Nicola_Mori · May 13, 2024, 11:16am

I am writing a multithreaded application where I manage the output on a Root file with a TBufferMerger. Several threads call TBranch::Fill concurrently, and after each fill each thread must retrieve the number of the entry it just filled for housekeeping purposes. Fill does not return the number of filled entry, and I think that simply calling GetEntries before or after Fill won’t work since another thread might fill in the meantime. Is there a way to solve this problem in a more efficient way than a mutex?

Danilo · May 13, 2024, 12:08pm

Hi Nicola,

Thanks for the interesting post.
A mutex would be indeed spoiling the thread friendliness of ROOT.
Do you absolutely need the number of entries from TTree? It really depends on the overall design of the sw you are working with, but maybe the “entry number” can be taken from somewhere else, perhaps from an atomic integer (just doing guesswork here)

best,
D

Nicola_Mori · May 13, 2024, 12:40pm

Hi Danilo,

I need to retrieve the entry number to perform synchronization of two branches having different number of entries, i.e. one branch has one entry per event and the other has N per event, with variable N, possibly non contiguous due to event-based multithreading. So every time I Fill the second branch during an event I need to take note of the entry number to fill up a lookup table for offline event readout.
I’m not a multithreading expert, but from my limited knowledge I’d say that an atomic integer won’t help since it can just ensure that no thread reads it while another one is writing: it cannot ensure that the number of entries in the branch has changed since the last Fill operation of the current thread.

pcanal · May 13, 2024, 8:42pm

Hi Nicola,

I am confused :).

where I manage the output on a Root file with a TBufferMerger.

When using the TBufferMerger, the intent is that each ‘stream’ owns exclusive access to its own copy of the TTree and thus the operation are completely independent and there is no need to lock access to them.

Several threads call TBranch::Fill concurrently,

The only ways this works (properly) is that each the branch belong to a separate TTree (i.e. the usual TBufferMerger case or the call Fill is surrounded by a mutex.

Fill does not return the number of filled entry,

It does not have to :). That number is always 1 (except in the case of failure then it is zero).

and I think that simply calling GetEntries before or after Fill won’t work since another thread might fill in the meantime.

(Besides that it is not needed, see previous answer), it would not change as described in your text unless the setup is ‘broken’ with several thread accessing the same TBranch object at the same time (this is not supported and will not work - accessing independent TBranch object is (of course) supported).

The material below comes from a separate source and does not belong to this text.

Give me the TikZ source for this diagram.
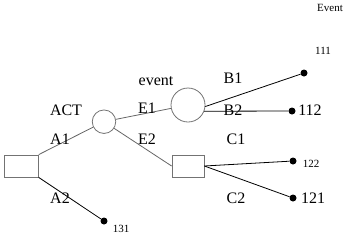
\documentclass[tikz,border=0pt]{standalone}
\usepackage{fontspec}
\setmainfont{Liberation Serif}
\begin{document}
\begin{tikzpicture}[x=1pt,y=-1pt,
  shapeline/.style={draw=black!55, line width=0.8pt},
  decbox/.style={shapeline, rectangle, minimum width=34pt, minimum height=22pt, inner sep=0pt},
  chance/.style={shapeline, circle, inner sep=0pt},
  enddot/.style={circle, fill=black, minimum size=7pt, inner sep=0pt},
  grayline/.style={draw=black!60, line width=0.8pt},
  blackline/.style={draw=black, line width=0.8pt},
  lbl/.style={anchor=base, inner sep=0pt, font=\fontsize{16}{18}\selectfont},
  slbl/.style={anchor=base, inner sep=0pt, font=\fontsize{11}{12}\selectfont}
]
\useasboundingbox (0,0) rectangle (350,239);
% nodes
\node[decbox] (sq) at (21.3,166) {};
\node[chance, minimum size=23.5pt] (c1) at (104,121.7) {};
\node[chance, minimum size=34pt] (c2) at (188,105) {};
\node[decbox, minimum width=32pt] (r2) at (188,166) {};
\node[enddot] (d111) at (304,73) {};
\node[enddot] (d112) at (292,111) {};
\node[enddot] (d122) at (293,161) {};
\node[enddot] (d121) at (293,198) {};
\node[enddot] (d131) at (104,221) {};
% connectors
\draw[grayline] (sq.north east) -- (c1);
\draw[blackline] (sq.south east) -- (d131);
\draw[grayline] (c1) -- (c2);
\draw[grayline] (c1) -- (r2.west);
\draw[blackline] (c2.-5) -- (d111);
\draw[blackline] (c2.-21) -- (d112);
\draw[blackline] (r2.east) -- (d122);
\draw[blackline] (r2.east) -- (d121);
% labels
\node[slbl] (tEvent) at (330,11) {Event};
\node[slbl] (t111) at (323,54) {111};
\node[lbl] (tACT) at (66,115) {ACT};
\node[lbl] (tA1) at (60,144) {A1};
\node[lbl] (tevent) at (156,85) {event};
\node[lbl] (tE1) at (147,113) {E1};
\node[lbl] (tB1) at (233,83) {B1};
\node[lbl] (tB2) at (233,115) {B2};
\node[lbl] (t112) at (310,115) {112};
\node[lbl] (tE2) at (147,144) {E2};
\node[lbl] (tC1) at (236,144) {C1};
\node[lbl] (tC2) at (236,203) {C2};
\node[slbl] (t122) at (311,167) {122};
\node[lbl] (t121) at (313,203) {121};
\node[lbl] (tA2) at (60,203) {A2};
\node[slbl] (t131) at (121,232) {131};
\end{tikzpicture}
\end{document}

i.e. one branch has one entry per event and the other has N per event, with variable N,

Unless you are using a different definition that we usually use for TTree/TBranch this is not a recommended setup. Most automatic tools (TTree::Draw, RDataFrame, etc.) assume that for a given Tree all the branches have the exact same number of entries (However some branch might contains collections and thus have different number of elements per entries and/or for each entry).

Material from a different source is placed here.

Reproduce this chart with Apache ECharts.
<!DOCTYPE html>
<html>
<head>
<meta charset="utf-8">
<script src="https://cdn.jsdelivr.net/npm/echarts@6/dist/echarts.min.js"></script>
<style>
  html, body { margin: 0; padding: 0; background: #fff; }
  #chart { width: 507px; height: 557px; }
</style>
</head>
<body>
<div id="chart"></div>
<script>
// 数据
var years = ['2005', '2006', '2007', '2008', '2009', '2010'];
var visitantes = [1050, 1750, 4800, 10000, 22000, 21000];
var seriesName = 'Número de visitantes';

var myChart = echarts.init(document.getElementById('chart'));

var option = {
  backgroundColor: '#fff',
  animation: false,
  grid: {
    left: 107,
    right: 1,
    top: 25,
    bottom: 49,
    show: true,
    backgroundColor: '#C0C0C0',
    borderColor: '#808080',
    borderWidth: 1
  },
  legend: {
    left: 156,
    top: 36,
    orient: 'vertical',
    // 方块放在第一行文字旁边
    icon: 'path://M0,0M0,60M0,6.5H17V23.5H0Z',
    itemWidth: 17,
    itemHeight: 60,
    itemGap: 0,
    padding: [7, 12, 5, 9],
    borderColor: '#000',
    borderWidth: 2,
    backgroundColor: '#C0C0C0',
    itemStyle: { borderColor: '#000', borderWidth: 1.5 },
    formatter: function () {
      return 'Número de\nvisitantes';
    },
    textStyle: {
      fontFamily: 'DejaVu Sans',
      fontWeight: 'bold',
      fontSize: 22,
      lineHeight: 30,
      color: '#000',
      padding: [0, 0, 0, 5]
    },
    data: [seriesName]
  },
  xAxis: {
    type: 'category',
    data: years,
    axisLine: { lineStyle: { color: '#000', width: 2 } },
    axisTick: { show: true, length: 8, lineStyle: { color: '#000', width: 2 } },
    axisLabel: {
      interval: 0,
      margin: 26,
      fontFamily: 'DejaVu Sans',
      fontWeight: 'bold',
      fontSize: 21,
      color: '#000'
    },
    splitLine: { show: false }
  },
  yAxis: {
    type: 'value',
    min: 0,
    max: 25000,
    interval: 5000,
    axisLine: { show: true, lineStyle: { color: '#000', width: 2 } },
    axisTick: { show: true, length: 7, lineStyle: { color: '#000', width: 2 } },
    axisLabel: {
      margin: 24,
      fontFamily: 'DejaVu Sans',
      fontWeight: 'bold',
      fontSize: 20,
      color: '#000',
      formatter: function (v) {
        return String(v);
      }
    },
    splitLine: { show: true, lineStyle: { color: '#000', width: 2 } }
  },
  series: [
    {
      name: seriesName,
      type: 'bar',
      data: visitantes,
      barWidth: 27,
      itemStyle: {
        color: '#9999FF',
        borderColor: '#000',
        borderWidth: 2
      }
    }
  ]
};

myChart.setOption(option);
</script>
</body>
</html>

So in order to better help you solve the underlying problem, it would greatly help us to have a vision of the bigger picture of the problem you are trying to solve. (This may or may not better be discussed in person)

Nicola_Mori · May 14, 2024, 7:27am

Hi Philippe,

sorry for the confusion, I am reviving some old code that I didn’t touch since long ago, so I messed up with the details. Starting with the big picture, what I am trying to solve is described in this thread: in few words, I need to stream data to the Root file during the event processing, since single-event data is too big to fit in memory. In this particular case I would need a method that can fill a branch containing a collection in an incremental way, i.e. by calling many times per event a hypothetical FillWithAppend method that appends entries to the collection contained in the current entry of the branch. After this I could re-use the in-memory buffers for the subsequent data instead of having to allocate more memory.

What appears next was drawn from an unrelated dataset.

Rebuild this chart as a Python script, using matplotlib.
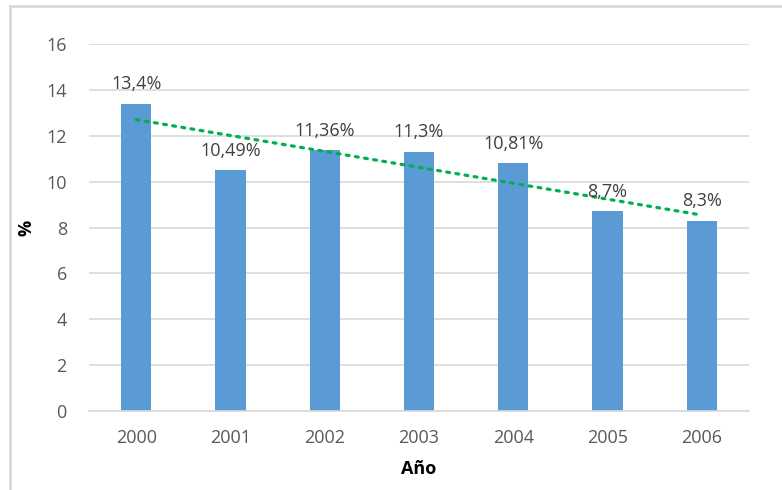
import numpy as np
import matplotlib.pyplot as plt
from matplotlib.lines import Line2D

# datos
years = ['2000', '2001', '2002', '2003', '2004', '2005', '2006']
values = [13.4, 10.49, 11.36, 11.3, 10.81, 8.7, 8.3]
labels = [f"{v:g}".replace('.', ',') + '%' for v in values]

plt.rcParams['font.family'] = ['Open Sans', 'DejaVu Sans']

fig = plt.figure(figsize=(7.82, 4.90), dpi=100)
ax = fig.add_axes([89/782, 1 - 411/490, 660/782, 367/490])

x = np.arange(len(years))
ax.bar(x, values, width=0.32, color='#5B9BD5', zorder=2)

# etiquetas de valor
for xi, v, lab in zip(x, values, labels):
    ax.annotate(lab, (xi, v), xytext=(0, 7.5), textcoords='offset points',
                ha='center', va='bottom', fontsize=13, color='#404040', zorder=4)

# linea de tendencia lineal
m, b = np.polyfit(x, values, 1)
ax.plot(x, m * x + b, color='#00B050', linestyle=(0, (0.9, 2.0)),
        linewidth=2.3, zorder=3, dash_capstyle='round')

ax.set_xlim(-0.5, 6.5)
ax.set_ylim(0, 16)
ax.set_yticks(range(0, 17, 2))
ax.set_xticks(x)
ax.set_xticklabels(years)
ax.grid(axis='y', color='#D9D9D9', linewidth=1.2, zorder=0)
for s in ['top', 'right', 'left']:
    ax.spines[s].set_visible(False)
ax.spines['bottom'].set_color('#D9D9D9')
ax.spines['bottom'].set_linewidth(1.2)
ax.tick_params(length=0, labelsize=13, labelcolor='#595959')
ax.tick_params(axis='x', pad=13)
ax.tick_params(axis='y', pad=16)

ax.set_xlabel('Año', fontsize=13, fontweight='bold', color='#000000', labelpad=9)
ax.set_ylabel('%', fontsize=13, fontweight='bold', color='#000000', labelpad=8)

# marco
fig.add_artist(Line2D([10/782, 10/782], [0, 1 - 6/490], color='#D9D9D9', linewidth=2))
fig.add_artist(Line2D([10/782, 1], [1 - 6/490, 1 - 6/490], color='#D9D9D9', linewidth=2))

fig.savefig('out.png', dpi=100, facecolor='white')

Lacking such a facility I guessed that I can call Fill multiple times per event the collection branch, and then take note of the branch entries that correspond to the current event for offline event rebuild during readout. But in an event-level multithreaded (i.e. Geant4) application several threads would need to do the same concurrently if operating on the same branch, or each one have a copy of the branch. In this last case however I guess that troubles could arise if the branches are recombined at the end in a single one, since the entry numbers in the merged branch will be different from those saved for event rebuild. If TBufferMerger actually does something similar then it could screw up all of my code.

About “Fill does not return the number of filled entry” it should have been written as “Fill does not return the number of the filled entry”, my bad. But even if it did then it would probably be useless in the above described branch-merging scenario.

Sorry for the long post, I hope the situation is more clear now. Any help or advice from your side will be greatly appreciated, so thanks in advance.

Nicola_Mori · May 15, 2024, 9:06am

@pcanal Hi, do you have any suggestion for solving my problem in a different way, given the shortcomings of my current solution that you pointed out? I’m afraid of possible future problems that might stem from them, and I’d be really happy to come up with an alternative solution blessed by the Root developers.

system · May 29, 2024, 9:06am

This topic was automatically closed 14 days after the last reply. New replies are no longer allowed.